Tajikistan: ISKP claims new cross-border attack, officials deny


The militant group claimed last month that it had launched a rocket attack on Uzbekistan.

Kamila Ibragimova

Islamic State militants based in Afghanistan claim to have mounted yet another attack on a neighboring country – Tajikistan this time.

Authorities in Dushanbe have said only that bullets were shot across the border during fighting between Taliban forces and fighters with the ISKP, as the Islamic State Khurasan Province group is known.

ISKP online propaganda resources stated on May 7 that its militants had fired seven rockets into Tajikistan and that they were targeting the country’s armed forces. They claimed that they fired the rockets from a launcher mounted on a vehicle and that border guards opened fire after they carried out their strike, but that they managed to escape.

The ISKP are eager to be perceived as wielding the ability to unleash force not just within Afghanistan but beyond the border to the north too. Last month, it claimed that it had fired multiple rockets at a military unit near the southern Uzbekistan city of Termez. Uzbek officials denied any rockets had landed on its territory, but representatives of the Taliban regime later confirmed that an attack had occurred.

These developments come as the Islamic State seeks to broaden its appeal in Central Asia, in part by ramping up the production, translation, and dissemination of propaganda directed at Uzbek, Tajik, and Kyrgyz speakers in the region. Analysts believe the group is seeking to capitalize on perceptions that the new Taliban government is a Pashtun ethno-nationalist organization rather than a bona fide Islamic movement.

Central Asian governments are downplaying the potential alarm caused by this intimidating rhetoric.

Tajikistan’s State Committee for National Security, or GKNB, reacted to the ISKP attack by offered a version of events that differed notably from the one offered by the militant group.

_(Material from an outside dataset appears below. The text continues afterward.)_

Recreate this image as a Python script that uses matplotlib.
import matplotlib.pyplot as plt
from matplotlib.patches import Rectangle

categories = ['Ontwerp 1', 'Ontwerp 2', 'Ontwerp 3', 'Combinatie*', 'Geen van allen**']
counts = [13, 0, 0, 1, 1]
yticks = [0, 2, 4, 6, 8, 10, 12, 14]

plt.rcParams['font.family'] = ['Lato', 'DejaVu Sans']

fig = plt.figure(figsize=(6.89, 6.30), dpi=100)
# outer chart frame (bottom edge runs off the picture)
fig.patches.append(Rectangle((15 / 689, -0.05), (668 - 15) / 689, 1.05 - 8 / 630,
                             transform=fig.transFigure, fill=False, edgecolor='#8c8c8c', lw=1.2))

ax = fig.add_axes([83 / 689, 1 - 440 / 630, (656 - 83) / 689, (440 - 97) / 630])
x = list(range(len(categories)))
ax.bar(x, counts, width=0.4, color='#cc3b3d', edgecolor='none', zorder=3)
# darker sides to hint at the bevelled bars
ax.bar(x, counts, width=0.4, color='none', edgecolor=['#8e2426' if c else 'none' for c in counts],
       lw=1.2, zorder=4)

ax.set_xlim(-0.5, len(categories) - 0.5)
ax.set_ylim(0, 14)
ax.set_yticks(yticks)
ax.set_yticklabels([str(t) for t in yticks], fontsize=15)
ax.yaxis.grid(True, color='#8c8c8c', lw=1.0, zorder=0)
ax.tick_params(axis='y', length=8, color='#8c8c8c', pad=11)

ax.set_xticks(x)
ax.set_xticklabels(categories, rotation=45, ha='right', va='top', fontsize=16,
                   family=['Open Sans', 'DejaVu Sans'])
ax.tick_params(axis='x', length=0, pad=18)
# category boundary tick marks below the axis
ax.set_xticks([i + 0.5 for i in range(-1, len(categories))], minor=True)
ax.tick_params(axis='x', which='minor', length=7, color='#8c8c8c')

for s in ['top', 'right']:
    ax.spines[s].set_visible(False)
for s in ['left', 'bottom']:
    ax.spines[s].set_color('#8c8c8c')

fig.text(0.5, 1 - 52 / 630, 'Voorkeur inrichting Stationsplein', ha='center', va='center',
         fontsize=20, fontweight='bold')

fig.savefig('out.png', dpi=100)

It asserted that a gunfight lasting around 90 minutes had taken place between the Taliban and ISKP militants in Khwaja Ghar, a mainly ethnic Tajik district on the border, and that some projectiles were incidentally fired across the border.

Troops with the Taliban, which Tajikistan now refrains from describing as terrorists, which was previously the norm, are taking measures to locate and neutralize the militants, the GKNB said.

Security officials say border troops are fully combat-ready and more than capable of dealing with cross-border disturbances.


Kamila Ibragimova is the pseudonym for a journalist in Tajikistan.